Scrooge senkte das Haupt, seine eigenen Worte von dem Geiste zu hören, und fühlte sich von Reue und Schmerz überwältigt.

„Mensch,“ sagte der Geist, „wenn Du ein menschliches Herz hast und kein steinernes, so hüte Dich, so heuchlerisch zu reden, bis Du weißt, was und wo dieser Ueberfluß ist. Willst Du entscheiden, welche Menschen leben, welche Menschen sterben sollen? Vielleicht bist Du in den Augen des Himmels unwürdiger und unfähiger zu leben, als Millionen, gleich dieses armen Mannes Kind. O, Gott, das Gewürme auf dem Blatt über die zu vielen Lebenden unter seinen hungrigen Brüdern im Staube reden zu hören!“

Scrooge nahm des Geistes Vorwurf demüthig hin und schlug die Augen nieder, aber er blickte schnell wieder in die Höhe, wie er seinen Namen nennen hörte.

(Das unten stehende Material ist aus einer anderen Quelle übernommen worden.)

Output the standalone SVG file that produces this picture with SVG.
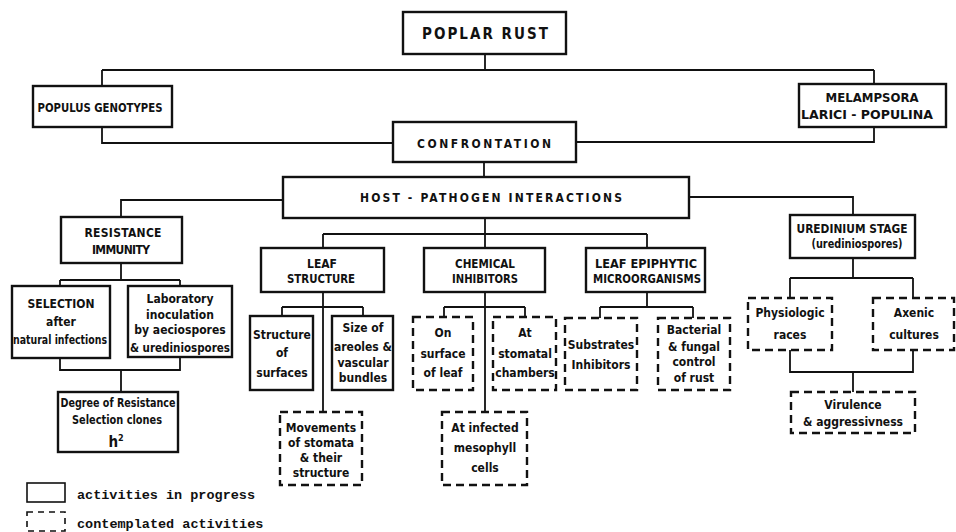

„Es lebe Mr. Scrooge!“ sagte Bob, „Mr. Scrooge, der Schöpfer dieses Festes!“

„Der Schöpfer dieses Festes, wahrhaftig!“ rief Mrs. Cratchit mit glühendem Gesicht. „Ich wollte, ich hätte ihn hier. Ich wollte ihm ein Stück von meiner Meinung zu kosten geben, und ich hoffe, sie würde ihm schmecken.“

„Liebe Frau,“ sagte Bob, „die Kinder! – es ist Weihnachten.“

„Freilich sollte es Weihnachten sein,“ sagte sie, „wenn man die Gesundheit eines so niederträchtigen, geizigen, fühllosen Menschen, wie Scrooge ist, trinken kann. Und Du weißt es, Robert, daß er es ist, Niemand weiß es besser als Du!“

„Liebe Frau,“ antwortete Bob mild, „es ist Weihnachten.“

„Ich will seine Gesundheit trinken, Dir und dem Feste zu gefallen,“ sagte Mrs. Cratchit, „nicht seinetwegen. Möge er lange leben! Ein fröhliches Weihnachten und ein glückliches neues Jahr! – Er wird sehr fröhlich und sehr glücklich sein, das glaub’ ich.“

Die Kinder tranken die Gesundheit nach ihr. Es war das Erste, was sie an diesem Abend ohne Herzlichkeit und Wärme vornahmen.